**SHORT TASK**. Write out the material exactly, with the pictures left out.

**SUPPLIED MATERIAL**.
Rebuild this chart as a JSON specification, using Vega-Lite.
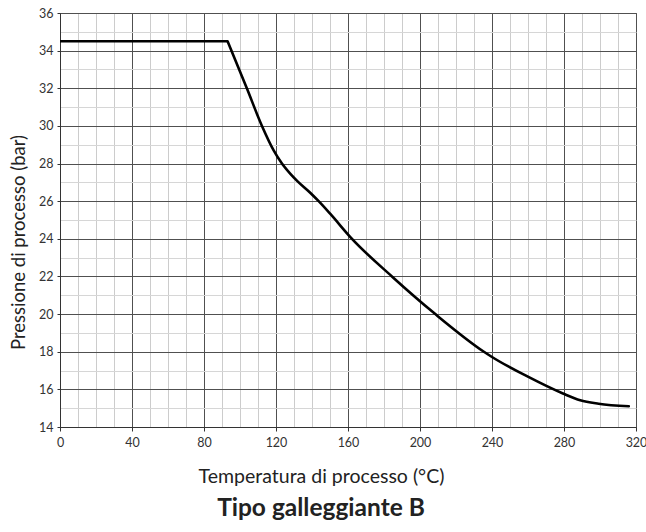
{
  "$schema": "https://vega.github.io/schema/vega-lite/v6.json",
  "autosize": {"type": "none"},
  "padding": {"left": 60, "top": 13, "right": 10, "bottom": 105},
  "width": 576,
  "height": 414,
  "background": "white",
  "config": {
    "view": {"stroke": "#555555", "strokeWidth": 1},
    "font": "Lato"
  },
  "title": {
    "text": "Tipo galleggiante B",
    "orient": "bottom",
    "anchor": "middle",
    "dx": -27,
    "offset": 11,
    "fontSize": 24.5,
    "fontWeight": "bold",
    "color": "#222222",
    "font": "Lato"
  },
  "datasets": {
    "flat": [
      {"t": 0, "p": 34.5},
      {"t": 93.1, "p": 34.5}
    ],
    "curve": [
      {"t": 93.1, "p": 34.5},
      {"t": 103.8, "p": 32.0},
      {"t": 112.2, "p": 30.0},
      {"t": 118.7, "p": 28.7},
      {"t": 123.3, "p": 28.0},
      {"t": 128, "p": 27.45},
      {"t": 132, "p": 27.05},
      {"t": 139, "p": 26.45},
      {"t": 143.7, "p": 26.0},
      {"t": 150.2, "p": 25.32},
      {"t": 161.7, "p": 24.05},
      {"t": 184.4, "p": 22.0},
      {"t": 208.5, "p": 20.0},
      {"t": 235.5, "p": 18.0},
      {"t": 240, "p": 17.72},
      {"t": 259.4, "p": 16.7},
      {"t": 279.4, "p": 15.78},
      {"t": 289, "p": 15.42},
      {"t": 299.2, "p": 15.24},
      {"t": 316, "p": 15.1}
    ]
  },
  "encoding": {
    "x": {
      "field": "t",
      "type": "quantitative",
      "scale": {"domain": [0, 320], "nice": false, "zero": false},
      "axis": {
        "title": "Temperatura di processo (°C)",
        "titleFontSize": 19.5,
        "titleFontWeight": "normal",
        "titleColor": "#222222",
        "titlePadding": 19,
        "titleX": 261,
        "values": [0,10,20,30,40,50,60,70,80,90,100,110,120,130,140,150,160,170,180,190,200,210,220,230,240,250,260,270,280,290,300,310,320],
        "labelExpr": "datum.value % 40 === 0 ? datum.label : ''",
        "labelFontSize": 12.5,
        "labelColor": "#333333",
        "labelPadding": 5,
        "labelFlush": false,
        "grid": true,
        "gridColor": {"condition": {"test": "datum.value % 40 === 0", "value": "#505050"}, "value": "#cccccc"},
        "gridWidth": 1,
        "ticks": true,
        "tickSize": 4,
        "tickColor": "#333333",
        "tickOpacity": {"condition": {"test": "datum.value % 40 === 0", "value": 1}, "value": 0},
        "domainColor": "#333333"
      }
    },
    "y": {
      "field": "p",
      "type": "quantitative",
      "scale": {"domain": [14, 36], "nice": false, "zero": false},
      "axis": {
        "title": "Pressione di processo (bar)",
        "titleFontSize": 18.5,
        "titleFontWeight": "normal",
        "titleColor": "#222222",
        "titlePadding": 10,
        "titleY": 229,
        "values": [14,15,16,17,18,19,20,21,22,23,24,25,26,27,28,29,30,31,32,33,34,35,36],
        "labelExpr": "datum.value % 2 === 0 ? datum.label : ''",
        "labelFontSize": 12.5,
        "labelColor": "#333333",
        "labelPadding": 4,
        "labelFlush": false,
        "grid": true,
        "gridColor": {"condition": {"test": "datum.value % 2 === 0", "value": "#505050"}, "value": "#d6d6d6"},
        "gridWidth": 1,
        "ticks": true,
        "tickSize": 3,
        "tickColor": "#333333",
        "tickOpacity": {"condition": {"test": "datum.value % 2 === 0", "value": 1}, "value": 0},
        "domainColor": "#333333"
      }
    }
  },
  "layer": [
    {
      "data": {"name": "flat"},
      "mark": {"type": "line", "color": "black", "strokeWidth": 2.6, "interpolate": "linear", "strokeCap": "butt", "clip": true}
    },
    {
      "data": {"name": "curve"},
      "mark": {"type": "line", "color": "black", "strokeWidth": 2.6, "interpolate": "monotone", "strokeCap": "round", "clip": true}
    }
  ]
}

**COMPLETE RESPONSE**.
Rebuild this chart as a JSON specification, using Vega-Lite.
{
  "$schema": "https://vega.github.io/schema/vega-lite/v6.json",
  "autosize": {"type": "none"},
  "padding": {"left": 60, "top": 13, "right": 10, "bottom": 105},
  "width": 576,
  "height": 414,
  "background": "white",
  "config": {
    "view": {"stroke": "#555555", "strokeWidth": 1},
    "font": "Lato"
  },
  "title": {
    "text": "Tipo galleggiante B",
    "orient": "bottom",
    "anchor": "middle",
    "dx": -27,
    "offset": 11,
    "fontSize": 24.5,
    "fontWeight": "bold",
    "color": "#222222",
    "font": "Lato"
  },
  "datasets": {
    "flat": [
      {"t": 0, "p": 34.5},
      {"t": 93.1, "p": 34.5}
    ],
    "curve": [
      {"t": 93.1, "p": 34.5},
      {"t": 103.8, "p": 32.0},
      {"t": 112.2, "p": 30.0},
      {"t": 118.7, "p": 28.7},
      {"t": 123.3, "p": 28.0},
      {"t": 128, "p": 27.45},
      {"t": 132, "p": 27.05},
      {"t": 139, "p": 26.45},
      {"t": 143.7, "p": 26.0},
      {"t": 150.2, "p": 25.32},
      {"t": 161.7, "p": 24.05},
      {"t": 184.4, "p": 22.0},
      {"t": 208.5, "p": 20.0},
      {"t": 235.5, "p": 18.0},
      {"t": 240, "p": 17.72},
      {"t": 259.4, "p": 16.7},
      {"t": 279.4, "p": 15.78},
      {"t": 289, "p": 15.42},
      {"t": 299.2, "p": 15.24},
      {"t": 316, "p": 15.1}
    ]
  },
  "encoding": {
    "x": {
      "field": "t",
      "type": "quantitative",
      "scale": {"domain": [0, 320], "nice": false, "zero": false},
      "axis": {
        "title": "Temperatura di processo (°C)",
        "titleFontSize": 19.5,
        "titleFontWeight": "normal",
        "titleColor": "#222222",
        "titlePadding": 19,
        "titleX": 261,
        "values": [0,10,20,30,40,50,60,70,80,90,100,110,120,130,140,150,160,170,180,190,200,210,220,230,240,250,260,270,280,290,300,310,320],
        "labelExpr": "datum.value % 40 === 0 ? datum.label : ''",
        "labelFontSize": 12.5,
        "labelColor": "#333333",
        "labelPadding": 5,
        "labelFlush": false,
        "grid": true,
        "gridColor": {"condition": {"test": "datum.value % 40 === 0", "value": "#505050"}, "value": "#cccccc"},
        "gridWidth": 1,
        "ticks": true,
        "tickSize": 4,
        "tickColor": "#333333",
        "tickOpacity": {"condition": {"test": "datum.value % 40 === 0", "value": 1}, "value": 0},
        "domainColor": "#333333"
      }
    },
    "y": {
      "field": "p",
      "type": "quantitative",
      "scale": {"domain": [14, 36], "nice": false, "zero": false},
      "axis": {
        "title": "Pressione di processo (bar)",
        "titleFontSize": 18.5,
        "titleFontWeight": "normal",
        "titleColor": "#222222",
        "titlePadding": 10,
        "titleY": 229,
        "values": [14,15,16,17,18,19,20,21,22,23,24,25,26,27,28,29,30,31,32,33,34,35,36],
        "labelExpr": "datum.value % 2 === 0 ? datum.label : ''",
        "labelFontSize": 12.5,
        "labelColor": "#333333",
        "labelPadding": 4,
        "labelFlush": false,
        "grid": true,
        "gridColor": {"condition": {"test": "datum.value % 2 === 0", "value": "#505050"}, "value": "#d6d6d6"},
        "gridWidth": 1,
        "ticks": true,
        "tickSize": 3,
        "tickColor": "#333333",
        "tickOpacity": {"condition": {"test": "datum.value % 2 === 0", "value": 1}, "value": 0},
        "domainColor": "#333333"
      }
    }
  },
  "layer": [
    {
      "data": {"name": "flat"},
      "mark": {"type": "line", "color": "black", "strokeWidth": 2.6, "interpolate": "linear", "strokeCap": "butt", "clip": true}
    },
    {
      "data": {"name": "curve"},
      "mark": {"type": "line", "color": "black", "strokeWidth": 2.6, "interpolate": "monotone", "strokeCap": "round", "clip": true}
    }
  ]
}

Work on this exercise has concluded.